Infilare nelle recensioni dei dischi osservazioni da bollettini meteo e sentimentalismi da National Geographic non è proprio il massimo, siamo d'accordo. Descrivere in maniera efficace questo lavoro di Banjo Or Freakout senza scomodare immagini di ghiacci trasparenti e bianchissime luci accecanti però, è pressappoco impossibile.
Allora partiamo così: dai primi arpeggi di "105", proprio nel momento in cui delle gocce stanno cominciando a sciogliersi e a ticchettare nel tuo orecchio. O ancora nel punto in cui si apre "Go Ahead" e dei riflessi di note ti fanno chiudere gli occhi dalla troppa luce. E' una compostezza alpina, quella che affascina con un pop laconico e si fa sfuggevole perché affogata nei riverberi e negli echi. Pareti di suono che scivola liscio e addosso non ti lascia nulla, se non la meraviglia di essere passato attraverso una cascata di note, ed esserne uscito completamente asciutto.

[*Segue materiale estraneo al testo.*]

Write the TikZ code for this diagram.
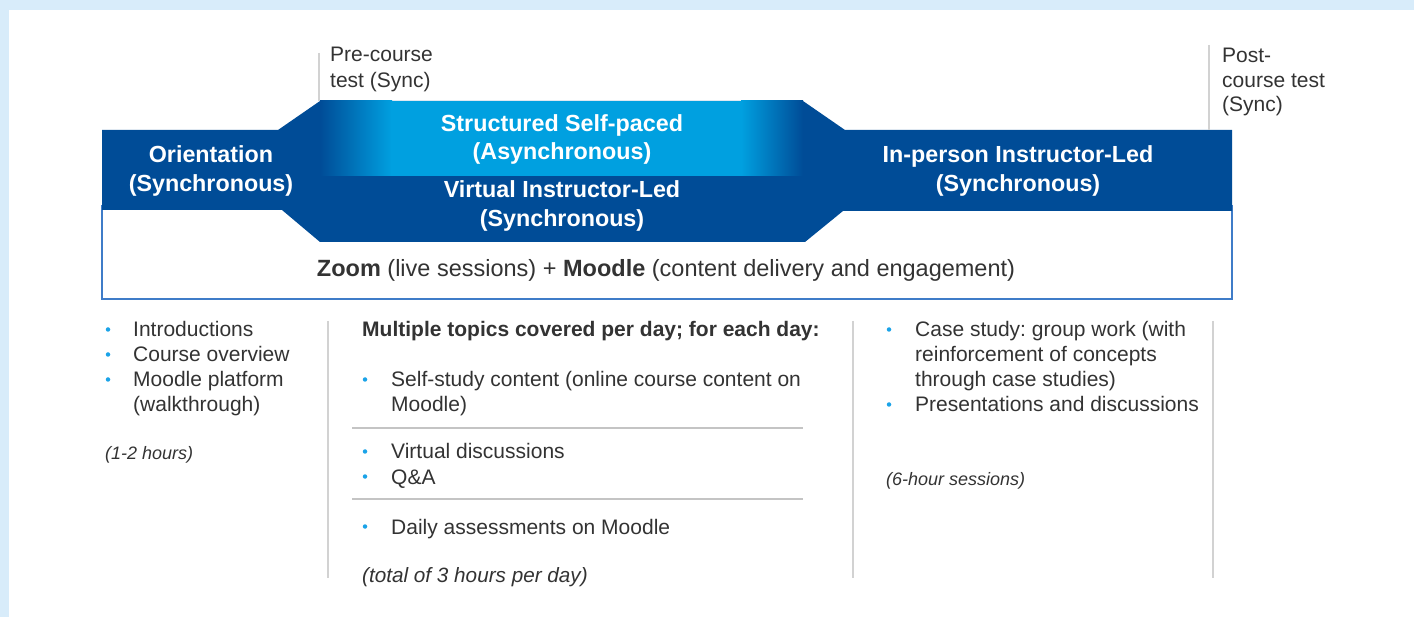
\documentclass[tikz,border=0pt]{standalone}
\usepackage{fontspec}
\setmainfont{Liberation Sans}
\frenchspacing
\definecolor{navy}{HTML}{004C97}
\definecolor{sky}{HTML}{00A0E0}
\definecolor{frameblue}{HTML}{3F7CC8}
\definecolor{pale}{HTML}{D8ECFA}
\definecolor{ink}{HTML}{333333}
\definecolor{rule}{HTML}{D2D2D2}
\definecolor{hrule}{HTML}{C4C4C4}
\definecolor{dotblue}{HTML}{1AA3E8}
\begin{document}
\begin{tikzpicture}[x=1pt,y=-1pt,
  hdr/.style={text=white, font=\fontsize{23.3}{28}\selectfont\bfseries, inner sep=0, anchor=base},
  body/.style={text=ink, font=\fontsize{21}{25}\selectfont, inner sep=0, anchor=base west},
  note/.style={text=ink, font=\fontsize{18}{22}\selectfont\itshape, inner sep=0, anchor=base west},
  dot/.style={circle, fill=dotblue, inner sep=0, minimum size=4.5pt},
  divider/.style={draw=rule, line width=2pt},
  sep/.style={draw=hrule, line width=1.5pt},
]
\useasboundingbox (0,0) rectangle (1414,617);
% page background with pale band on top and left
\fill[white] (0,0) rectangle (1414,617);
\fill[pale] (0,0) rectangle (1414,10);
\fill[pale] (0,0) rectangle (9,617);

% outline of the tools box
\draw[frameblue, line width=2pt] (102,205) -- (102,299) -- (1232,299) -- (1232,205);
% dark phase band
\fill[navy] (102,130) -- (278,130) -- (320,101) -- (803,101) -- (845,130) -- (1232,130)
  -- (1232,211) -- (843,211) -- (805,242) -- (320,242) -- (282,210) -- (102,210) -- cycle;
% light self-paced strip with soft edges
\shade[left color=navy, right color=sky] (320,101) rectangle (392,176);
\fill[sky] (391,101) rectangle (742,176);
\shade[left color=sky, right color=navy] (741,101) rectangle (803,176);

% phase titles
\node[hdr] (ori1) at (211,163) {Orientation};
\node[hdr] (ori2) at (211,192) {(Synchronous)};
\node[hdr] (sp1) at (562,132) {Structured Self-paced};
\node[hdr] (sp2) at (562,160) {(Asynchronous)};
\node[hdr] (vi1) at (562,198) {Virtual Instructor-Led};
\node[hdr] (vi2) at (562,227) {(Synchronous)};
\node[hdr] (ip1) at (1018,163) {In-person Instructor-Led};
\node[hdr] (ip2) at (1018,192) {(Synchronous)};

\node[text=ink, font=\fontsize{23.5}{28}\selectfont, inner sep=0, anchor=base] (tools) at (666,277)
  {\textbf{Zoom} (live sessions) + \textbf{Moodle} (content delivery and engagement)};

% test markers
\draw[rule, line width=1.2pt] (319,53) -- (319,101);
\node[body] (pre1) at (330,62) {Pre-course};
\node[body] (pre2) at (330,88) {test (Sync)};
\draw[rule, line width=1.2pt] (1209,45) -- (1209,130);
\node[body] (post1) at (1222,63) {Post-};
\node[body] (post2) at (1222,88) {course test};
\node[body] (post3) at (1222,112) {(Sync)};

% orientation column
\node[dot] (d1) at (108,329.5) {};
\node[body] (l1) at (133,337) {Introductions};
\node[dot] (d2) at (108,354.5) {};
\node[body] (l2) at (133,362) {Course overview};
\node[dot] (d3) at (108,379.5) {};
\node[body] (l3) at (133,387) {Moodle platform};
\node[body] (l3b) at (133,412) {(walkthrough)};
\node[note] (l4) at (105,460) {(1-2 hours)};

\draw[divider] (328,321) -- (328,578);

% virtual column
\node[body, font=\fontsize{21}{25}\selectfont\bfseries] (m0) at (362,337) {Multiple topics covered per day; for each day:};
\node[dot] (d4) at (365,379.5) {};
\node[body] (m1) at (391,387) {Self-study content (online course content on};
\node[body] (m1b) at (391,412) {Moodle)};
\draw[sep] (352,428) -- (803,428);
\node[dot] (d5) at (365,451.5) {};
\node[body] (m2) at (391,459) {Virtual discussions};
\node[dot] (d6) at (365,476.5) {};
\node[body] (m3) at (391,484) {Q\&A};
\draw[sep] (352,499) -- (803,499);
\node[dot] (d7) at (365,526.5) {};
\node[body] (m4) at (391,534) {Daily assessments on Moodle};
\node[note, font=\fontsize{20.7}{25}\selectfont\itshape] (m5) at (362,582) {(total of 3 hours per day)};

\draw[divider] (853,321) -- (853,578);

% in-person column
\node[dot] (d8) at (889,329.5) {};
\node[body] (r1) at (915,337) {Case study: group work (with};
\node[body] (r1b) at (915,362) {reinforcement of concepts};
\node[body] (r1c) at (915,387) {through case studies)};
\node[dot] (d9) at (889,404.5) {};
\node[body] (r2) at (915,412) {Presentations and discussions};
\node[note] (r3) at (886,485) {(6-hour sessions)};

\draw[divider] (1213,321) -- (1213,578);
\end{tikzpicture}
\end{document}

Per chi conosce Alessio Natalizia dai suoi primi passi come solista, la novità è tutta qui: niente più elettronica impastata ed oscura, ma un pop a bassa fedeltà acquoso e distillato, canzoni che stanno in piedi da sole e che usano la testa dell'ascoltatore come cassa di risonanza e generatore infinito di immagini (un po' come fa Bradford Cox nell'ultimo disco dei Deerhunter, quando prende la Motown e la risucchia velocemente fino a comprimerla nel suono dei fine duemila). Per tutti gli altri, invece, c'è un disco che ha in dote dei ritornelli messi lì a girare in testa come una giostra, assieme ad un'elettronica discreta ed in sordina, punteggiata da un falsetto timido che quasi accenna le parole, le snocciola arpeggiate e si tira subito via. Un nascondino di sensazioni che può tediare o al contrario divertire: scegliete voi.